▶ **Data extract**
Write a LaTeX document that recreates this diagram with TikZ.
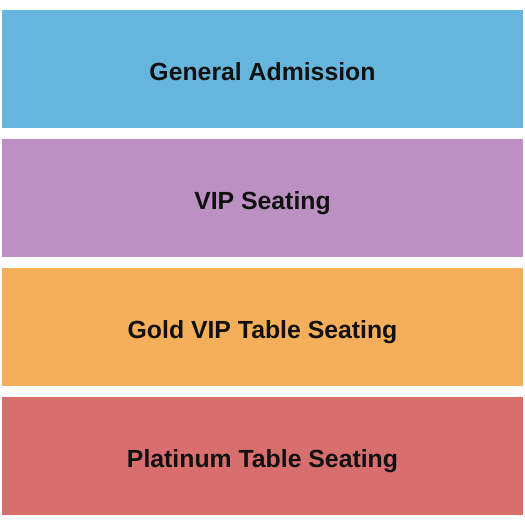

--

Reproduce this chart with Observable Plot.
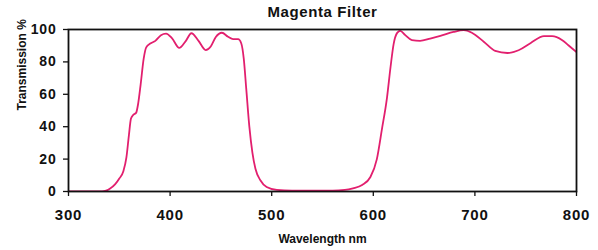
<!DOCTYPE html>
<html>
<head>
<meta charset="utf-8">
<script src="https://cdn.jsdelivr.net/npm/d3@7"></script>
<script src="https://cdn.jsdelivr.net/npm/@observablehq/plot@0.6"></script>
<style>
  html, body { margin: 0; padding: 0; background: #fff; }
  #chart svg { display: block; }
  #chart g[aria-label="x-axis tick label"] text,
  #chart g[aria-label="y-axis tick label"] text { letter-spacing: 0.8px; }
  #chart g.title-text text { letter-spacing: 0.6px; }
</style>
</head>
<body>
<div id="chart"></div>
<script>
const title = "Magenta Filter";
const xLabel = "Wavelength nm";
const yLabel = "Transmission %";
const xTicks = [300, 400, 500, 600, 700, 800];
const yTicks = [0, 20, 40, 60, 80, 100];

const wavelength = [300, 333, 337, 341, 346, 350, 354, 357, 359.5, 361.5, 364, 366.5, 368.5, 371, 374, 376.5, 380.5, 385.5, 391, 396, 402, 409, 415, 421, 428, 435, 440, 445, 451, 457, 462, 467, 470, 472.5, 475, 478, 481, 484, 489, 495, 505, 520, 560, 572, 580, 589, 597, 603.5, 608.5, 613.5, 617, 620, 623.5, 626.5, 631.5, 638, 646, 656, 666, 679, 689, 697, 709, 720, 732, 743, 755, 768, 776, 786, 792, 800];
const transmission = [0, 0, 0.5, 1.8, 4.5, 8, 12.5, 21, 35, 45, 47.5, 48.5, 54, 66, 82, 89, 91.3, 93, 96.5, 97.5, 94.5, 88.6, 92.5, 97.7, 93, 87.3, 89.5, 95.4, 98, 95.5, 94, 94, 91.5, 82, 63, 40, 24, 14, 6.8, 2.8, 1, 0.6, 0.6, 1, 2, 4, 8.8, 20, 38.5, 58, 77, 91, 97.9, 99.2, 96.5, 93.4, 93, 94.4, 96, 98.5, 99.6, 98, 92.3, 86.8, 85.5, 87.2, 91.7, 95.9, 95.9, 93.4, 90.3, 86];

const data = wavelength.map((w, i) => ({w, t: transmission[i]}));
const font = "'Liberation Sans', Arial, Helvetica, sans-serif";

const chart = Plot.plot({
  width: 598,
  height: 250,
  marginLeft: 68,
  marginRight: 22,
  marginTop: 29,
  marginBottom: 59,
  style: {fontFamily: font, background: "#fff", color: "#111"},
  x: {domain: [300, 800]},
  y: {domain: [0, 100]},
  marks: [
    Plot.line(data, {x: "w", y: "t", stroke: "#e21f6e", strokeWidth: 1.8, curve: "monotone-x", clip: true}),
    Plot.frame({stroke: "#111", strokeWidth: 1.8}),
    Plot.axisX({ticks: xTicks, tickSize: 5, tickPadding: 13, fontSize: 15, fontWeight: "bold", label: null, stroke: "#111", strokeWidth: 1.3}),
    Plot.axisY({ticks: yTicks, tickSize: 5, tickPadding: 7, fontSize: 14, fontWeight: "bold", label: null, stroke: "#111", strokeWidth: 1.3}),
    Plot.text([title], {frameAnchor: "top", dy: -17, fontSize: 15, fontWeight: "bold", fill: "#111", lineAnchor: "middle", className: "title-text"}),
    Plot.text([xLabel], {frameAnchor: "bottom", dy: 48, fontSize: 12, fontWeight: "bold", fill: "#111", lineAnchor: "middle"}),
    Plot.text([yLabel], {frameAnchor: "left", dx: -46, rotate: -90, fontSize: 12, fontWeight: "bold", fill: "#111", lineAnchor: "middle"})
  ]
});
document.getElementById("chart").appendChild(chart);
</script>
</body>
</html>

* * *

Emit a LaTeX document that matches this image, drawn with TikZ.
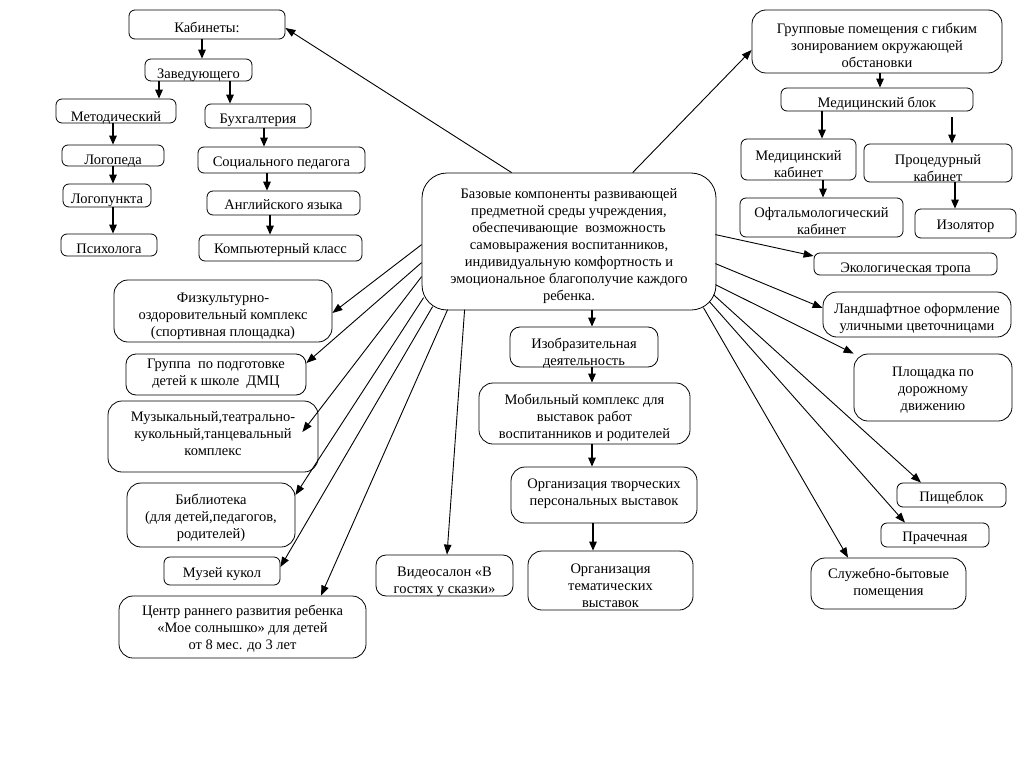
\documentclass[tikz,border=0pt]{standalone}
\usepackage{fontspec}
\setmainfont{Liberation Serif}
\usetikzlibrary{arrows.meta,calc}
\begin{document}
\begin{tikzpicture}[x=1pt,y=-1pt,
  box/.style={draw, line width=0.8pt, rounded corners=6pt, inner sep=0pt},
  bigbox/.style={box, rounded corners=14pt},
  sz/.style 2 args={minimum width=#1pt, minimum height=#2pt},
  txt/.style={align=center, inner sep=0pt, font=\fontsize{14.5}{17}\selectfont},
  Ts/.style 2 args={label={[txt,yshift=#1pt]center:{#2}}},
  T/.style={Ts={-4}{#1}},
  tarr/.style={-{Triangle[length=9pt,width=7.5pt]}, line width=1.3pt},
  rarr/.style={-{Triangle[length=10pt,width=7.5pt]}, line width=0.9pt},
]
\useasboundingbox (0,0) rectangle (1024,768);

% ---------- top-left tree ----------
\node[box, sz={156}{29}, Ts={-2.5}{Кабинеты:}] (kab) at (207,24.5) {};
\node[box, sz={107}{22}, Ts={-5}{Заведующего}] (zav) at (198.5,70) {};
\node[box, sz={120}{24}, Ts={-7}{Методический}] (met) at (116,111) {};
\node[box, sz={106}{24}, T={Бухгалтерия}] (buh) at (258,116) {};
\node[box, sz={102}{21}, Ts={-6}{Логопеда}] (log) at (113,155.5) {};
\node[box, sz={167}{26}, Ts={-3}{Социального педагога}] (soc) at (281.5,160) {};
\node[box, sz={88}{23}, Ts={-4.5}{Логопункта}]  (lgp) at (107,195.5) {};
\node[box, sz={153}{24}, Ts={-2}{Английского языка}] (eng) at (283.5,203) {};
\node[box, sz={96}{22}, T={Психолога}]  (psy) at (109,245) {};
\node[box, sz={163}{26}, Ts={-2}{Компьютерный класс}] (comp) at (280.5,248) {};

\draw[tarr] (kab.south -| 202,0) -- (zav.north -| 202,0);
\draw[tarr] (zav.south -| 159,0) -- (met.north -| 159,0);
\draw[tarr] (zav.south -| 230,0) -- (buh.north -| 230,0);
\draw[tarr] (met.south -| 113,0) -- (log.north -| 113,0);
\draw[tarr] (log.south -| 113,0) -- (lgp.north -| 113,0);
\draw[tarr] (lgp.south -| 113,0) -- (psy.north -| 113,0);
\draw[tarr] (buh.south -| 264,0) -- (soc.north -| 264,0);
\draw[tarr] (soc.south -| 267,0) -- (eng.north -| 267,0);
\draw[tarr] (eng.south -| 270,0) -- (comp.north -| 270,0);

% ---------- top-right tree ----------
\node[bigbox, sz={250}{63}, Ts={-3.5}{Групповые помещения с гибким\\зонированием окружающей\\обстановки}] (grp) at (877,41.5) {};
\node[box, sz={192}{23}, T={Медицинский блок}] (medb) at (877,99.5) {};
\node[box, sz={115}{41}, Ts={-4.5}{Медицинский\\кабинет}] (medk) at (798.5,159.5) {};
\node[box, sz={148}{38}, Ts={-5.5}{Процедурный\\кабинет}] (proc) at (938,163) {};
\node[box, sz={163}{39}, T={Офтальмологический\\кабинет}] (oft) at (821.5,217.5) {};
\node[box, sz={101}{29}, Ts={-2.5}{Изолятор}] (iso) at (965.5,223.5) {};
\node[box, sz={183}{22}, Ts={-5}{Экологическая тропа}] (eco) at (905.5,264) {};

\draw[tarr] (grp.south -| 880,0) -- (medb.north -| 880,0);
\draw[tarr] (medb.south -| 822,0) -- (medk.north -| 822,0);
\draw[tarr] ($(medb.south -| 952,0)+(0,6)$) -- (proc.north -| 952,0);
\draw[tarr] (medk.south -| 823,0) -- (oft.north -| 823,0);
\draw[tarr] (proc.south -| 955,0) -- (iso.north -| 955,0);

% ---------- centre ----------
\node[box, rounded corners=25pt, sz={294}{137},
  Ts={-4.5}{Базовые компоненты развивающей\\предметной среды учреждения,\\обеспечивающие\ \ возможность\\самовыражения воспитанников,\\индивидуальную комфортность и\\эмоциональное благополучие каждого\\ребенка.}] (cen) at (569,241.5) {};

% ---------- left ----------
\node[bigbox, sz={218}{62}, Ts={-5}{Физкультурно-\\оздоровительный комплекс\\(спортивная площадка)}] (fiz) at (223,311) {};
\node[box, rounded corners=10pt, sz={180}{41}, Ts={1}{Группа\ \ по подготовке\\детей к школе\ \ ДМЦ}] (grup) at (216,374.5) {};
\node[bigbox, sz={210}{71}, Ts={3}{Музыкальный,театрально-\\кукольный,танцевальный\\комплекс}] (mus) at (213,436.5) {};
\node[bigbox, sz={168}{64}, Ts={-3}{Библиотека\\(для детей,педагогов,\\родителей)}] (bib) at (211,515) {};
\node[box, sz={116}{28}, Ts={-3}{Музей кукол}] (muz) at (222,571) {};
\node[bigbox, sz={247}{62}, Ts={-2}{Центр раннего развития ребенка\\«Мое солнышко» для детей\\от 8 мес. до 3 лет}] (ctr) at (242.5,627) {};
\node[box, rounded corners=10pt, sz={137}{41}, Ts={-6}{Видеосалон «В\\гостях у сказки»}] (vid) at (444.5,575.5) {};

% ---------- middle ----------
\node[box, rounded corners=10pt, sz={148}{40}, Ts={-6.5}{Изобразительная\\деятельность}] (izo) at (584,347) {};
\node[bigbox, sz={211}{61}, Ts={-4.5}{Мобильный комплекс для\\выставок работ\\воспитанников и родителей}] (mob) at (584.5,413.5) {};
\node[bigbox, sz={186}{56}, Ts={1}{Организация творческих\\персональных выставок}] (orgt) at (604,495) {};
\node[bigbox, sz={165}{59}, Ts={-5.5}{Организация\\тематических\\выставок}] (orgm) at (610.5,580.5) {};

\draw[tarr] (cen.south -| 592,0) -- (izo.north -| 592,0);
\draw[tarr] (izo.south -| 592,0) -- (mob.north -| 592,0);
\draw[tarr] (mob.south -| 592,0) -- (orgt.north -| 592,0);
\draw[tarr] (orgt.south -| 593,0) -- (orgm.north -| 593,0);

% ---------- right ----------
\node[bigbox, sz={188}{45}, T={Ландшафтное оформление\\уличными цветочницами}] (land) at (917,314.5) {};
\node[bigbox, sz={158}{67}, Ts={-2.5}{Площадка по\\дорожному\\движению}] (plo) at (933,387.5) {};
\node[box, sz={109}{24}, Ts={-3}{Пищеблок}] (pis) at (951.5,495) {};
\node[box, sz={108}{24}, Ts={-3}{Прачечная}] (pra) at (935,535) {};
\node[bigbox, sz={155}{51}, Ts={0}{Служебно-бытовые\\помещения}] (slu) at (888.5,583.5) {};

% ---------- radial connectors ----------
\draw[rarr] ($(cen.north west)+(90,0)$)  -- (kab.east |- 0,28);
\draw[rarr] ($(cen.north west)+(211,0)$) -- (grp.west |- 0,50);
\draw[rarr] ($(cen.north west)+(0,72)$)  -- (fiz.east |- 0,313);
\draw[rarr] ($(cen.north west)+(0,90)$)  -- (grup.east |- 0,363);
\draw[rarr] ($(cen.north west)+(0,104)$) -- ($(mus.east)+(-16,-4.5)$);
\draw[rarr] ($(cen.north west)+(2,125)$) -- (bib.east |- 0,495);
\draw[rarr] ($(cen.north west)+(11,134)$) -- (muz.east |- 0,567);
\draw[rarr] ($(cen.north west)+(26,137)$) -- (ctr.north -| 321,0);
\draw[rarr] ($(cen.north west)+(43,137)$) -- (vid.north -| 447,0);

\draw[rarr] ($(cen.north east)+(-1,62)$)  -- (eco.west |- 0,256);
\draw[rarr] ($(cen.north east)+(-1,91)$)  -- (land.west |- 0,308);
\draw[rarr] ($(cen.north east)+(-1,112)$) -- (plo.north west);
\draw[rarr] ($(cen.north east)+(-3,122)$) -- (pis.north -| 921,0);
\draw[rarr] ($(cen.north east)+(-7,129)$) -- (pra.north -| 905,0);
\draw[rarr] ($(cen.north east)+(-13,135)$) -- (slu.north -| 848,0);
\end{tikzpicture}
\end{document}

▶ **The problem**
Reply with only the number of lines in the entries that contain the word "chart".

▶ **Exercise answer**
8